Work to be completed> Go through the data below and copy it exactly, skipping every picture.
☆ ☆ ☆ ☆
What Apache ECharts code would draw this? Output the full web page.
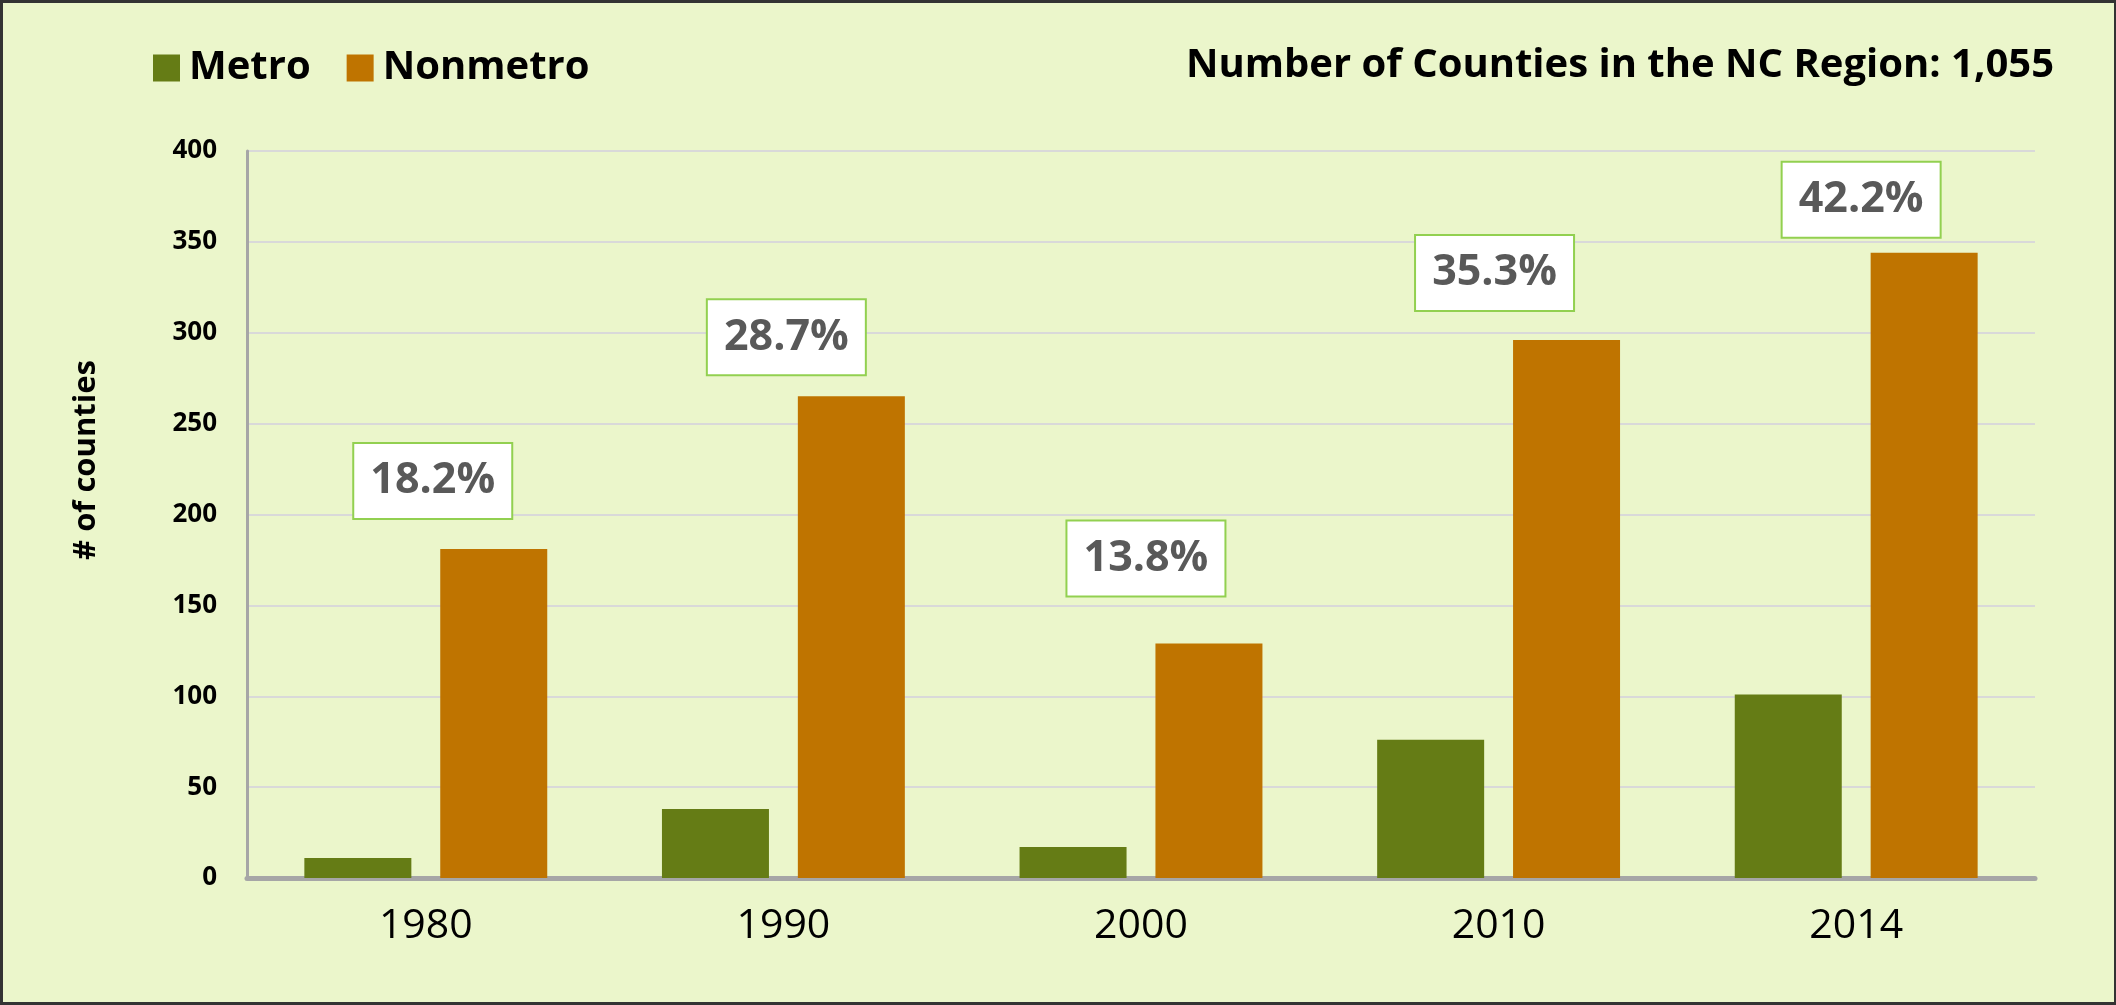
<!DOCTYPE html>
<html>
<head>
<meta charset="utf-8">
<script src="https://cdn.jsdelivr.net/npm/echarts@6/dist/echarts.min.js"></script>
<style>
  html, body { margin: 0; padding: 0; background: #EBF6CB; }
  #wrap { position: relative; width: 2116px; height: 1005px; }
  #chart { position: absolute; left: 0; top: 0; width: 2116px; height: 1005px; }
  #frame { position: absolute; left: 0; top: 0; width: 2116px; height: 1005px; box-sizing: border-box;
           border: 3px solid #333; border-right-width: 2px; pointer-events: none; }
</style>
</head>
<body>
<div id="wrap">
  <div id="chart"></div>
  <div id="frame"></div>
</div>
<script>
// ---- data ----
const years = ['1980', '1990', '2000', '2010', '2014'];
const metro = [11, 38, 17, 76, 101];
const nonmetro = [181, 265, 129, 296, 344];
const shareLabels = ['18.2%', '28.7%', '13.8%', '35.3%', '42.2%'];
const yTicks = [0, 50, 100, 150, 200, 250, 300, 350, 400];
const titleText = 'Number of Counties in the NC Region: 1,055';
const yName = '# of counties';

// ---- layout (annotation box placement, px) ----
const labelShift = [[-61, -31], [-65, -22], [-63, -48], [-72, -30], [-63, -16]];

const FONT = '"Open Sans", "Noto Sans", sans-serif';
const chart = echarts.init(document.getElementById('chart'), null, { renderer: 'canvas' });

chart.setOption({
  backgroundColor: '#EBF6CB',
  animation: false,
  title: {
    text: titleText,
    right: 62,
    top: 46,
    padding: 0,
    textStyle: { fontFamily: FONT, fontWeight: 'bold', fontSize: 40, color: '#000' }
  },
  legend: {
    left: 153,
    top: 48,
    padding: 0,
    icon: 'rect',
    itemWidth: 27,
    itemHeight: 27,
    itemGap: 36,
    textStyle: { fontFamily: FONT, fontWeight: 'bold', fontSize: 40, color: '#000', padding: [0, 0, 0, 4] },
    data: ['Metro', 'Nonmetro']
  },
  grid: { left: 247, right: 81, top: 151, bottom: 127, containLabel: false },
  graphic: [{
    type: 'text',
    x: 86, y: 460,
    rotation: Math.PI / 2,
    style: {
      text: yName,
      font: 'bold 31px ' + FONT,
      fill: '#000',
      textAlign: 'center',
      textVerticalAlign: 'middle'
    }
  }],
  xAxis: {
    type: 'category',
    data: years,
    axisLine: { lineStyle: { color: '#A6A6A6', width: 5 } },
    axisTick: { show: false },
    axisLabel: { fontFamily: FONT, fontSize: 41, color: '#000', margin: 28 }
  },
  yAxis: {
    type: 'value',
    min: yTicks[0],
    max: yTicks[yTicks.length - 1],
    interval: yTicks[1] - yTicks[0],
    axisLine: { show: true, lineStyle: { color: '#A6A6A6', width: 3 } },
    axisTick: { show: false },
    splitLine: { lineStyle: { color: '#D9D9D9', width: 2 } },
    axisLabel: { fontFamily: FONT, fontWeight: 'bold', fontSize: 26, color: '#000', margin: 30 }
  },
  series: [
    {
      name: 'Metro',
      type: 'bar',
      data: metro,
      barWidth: 107,
      barGap: '27%',
      itemStyle: { color: '#657C15' }
    },
    {
      name: 'Nonmetro',
      type: 'bar',
      data: nonmetro.map((v, i) => ({ value: v, label: { offset: labelShift[i] } })),
      barWidth: 107,
      barGap: '27%',
      itemStyle: { color: '#BF7400' },
      label: {
        show: true,
        position: 'top',
        distance: 0,
        formatter: p => shareLabels[p.dataIndex],
        fontFamily: FONT,
        fontWeight: 'bold',
        fontSize: 43,
        color: '#595959',
        backgroundColor: '#FFFFFF',
        borderColor: '#92D050',
        borderWidth: 2,
        padding: 0,
        width: 157,
        height: 74,
        lineHeight: 74,
        align: 'center',
        verticalAlign: 'bottom'
      }
    }
  ]
});
</script>
</body>
</html>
☆ ☆ ☆ ☆
Written answer>
What Apache ECharts code would draw this? Output the full web page.
<!DOCTYPE html>
<html>
<head>
<meta charset="utf-8">
<script src="https://cdn.jsdelivr.net/npm/echarts@6/dist/echarts.min.js"></script>
<style>
  html, body { margin: 0; padding: 0; background: #EBF6CB; }
  #wrap { position: relative; width: 2116px; height: 1005px; }
  #chart { position: absolute; left: 0; top: 0; width: 2116px; height: 1005px; }
  #frame { position: absolute; left: 0; top: 0; width: 2116px; height: 1005px; box-sizing: border-box;
           border: 3px solid #333; border-right-width: 2px; pointer-events: none; }
</style>
</head>
<body>
<div id="wrap">
  <div id="chart"></div>
  <div id="frame"></div>
</div>
<script>
// ---- data ----
const years = ['1980', '1990', '2000', '2010', '2014'];
const metro = [11, 38, 17, 76, 101];
const nonmetro = [181, 265, 129, 296, 344];
const shareLabels = ['18.2%', '28.7%', '13.8%', '35.3%', '42.2%'];
const yTicks = [0, 50, 100, 150, 200, 250, 300, 350, 400];
const titleText = 'Number of Counties in the NC Region: 1,055';
const yName = '# of counties';

// ---- layout (annotation box placement, px) ----
const labelShift = [[-61, -31], [-65, -22], [-63, -48], [-72, -30], [-63, -16]];

const FONT = '"Open Sans", "Noto Sans", sans-serif';
const chart = echarts.init(document.getElementById('chart'), null, { renderer: 'canvas' });

chart.setOption({
  backgroundColor: '#EBF6CB',
  animation: false,
  title: {
    text: titleText,
    right: 62,
    top: 46,
    padding: 0,
    textStyle: { fontFamily: FONT, fontWeight: 'bold', fontSize: 40, color: '#000' }
  },
  legend: {
    left: 153,
    top: 48,
    padding: 0,
    icon: 'rect',
    itemWidth: 27,
    itemHeight: 27,
    itemGap: 36,
    textStyle: { fontFamily: FONT, fontWeight: 'bold', fontSize: 40, color: '#000', padding: [0, 0, 0, 4] },
    data: ['Metro', 'Nonmetro']
  },
  grid: { left: 247, right: 81, top: 151, bottom: 127, containLabel: false },
  graphic: [{
    type: 'text',
    x: 86, y: 460,
    rotation: Math.PI / 2,
    style: {
      text: yName,
      font: 'bold 31px ' + FONT,
      fill: '#000',
      textAlign: 'center',
      textVerticalAlign: 'middle'
    }
  }],
  xAxis: {
    type: 'category',
    data: years,
    axisLine: { lineStyle: { color: '#A6A6A6', width: 5 } },
    axisTick: { show: false },
    axisLabel: { fontFamily: FONT, fontSize: 41, color: '#000', margin: 28 }
  },
  yAxis: {
    type: 'value',
    min: yTicks[0],
    max: yTicks[yTicks.length - 1],
    interval: yTicks[1] - yTicks[0],
    axisLine: { show: true, lineStyle: { color: '#A6A6A6', width: 3 } },
    axisTick: { show: false },
    splitLine: { lineStyle: { color: '#D9D9D9', width: 2 } },
    axisLabel: { fontFamily: FONT, fontWeight: 'bold', fontSize: 26, color: '#000', margin: 30 }
  },
  series: [
    {
      name: 'Metro',
      type: 'bar',
      data: metro,
      barWidth: 107,
      barGap: '27%',
      itemStyle: { color: '#657C15' }
    },
    {
      name: 'Nonmetro',
      type: 'bar',
      data: nonmetro.map((v, i) => ({ value: v, label: { offset: labelShift[i] } })),
      barWidth: 107,
      barGap: '27%',
      itemStyle: { color: '#BF7400' },
      label: {
        show: true,
        position: 'top',
        distance: 0,
        formatter: p => shareLabels[p.dataIndex],
        fontFamily: FONT,
        fontWeight: 'bold',
        fontSize: 43,
        color: '#595959',
        backgroundColor: '#FFFFFF',
        borderColor: '#92D050',
        borderWidth: 2,
        padding: 0,
        width: 157,
        height: 74,
        lineHeight: 74,
        align: 'center',
        verticalAlign: 'bottom'
      }
    }
  ]
});
</script>
</body>
</html>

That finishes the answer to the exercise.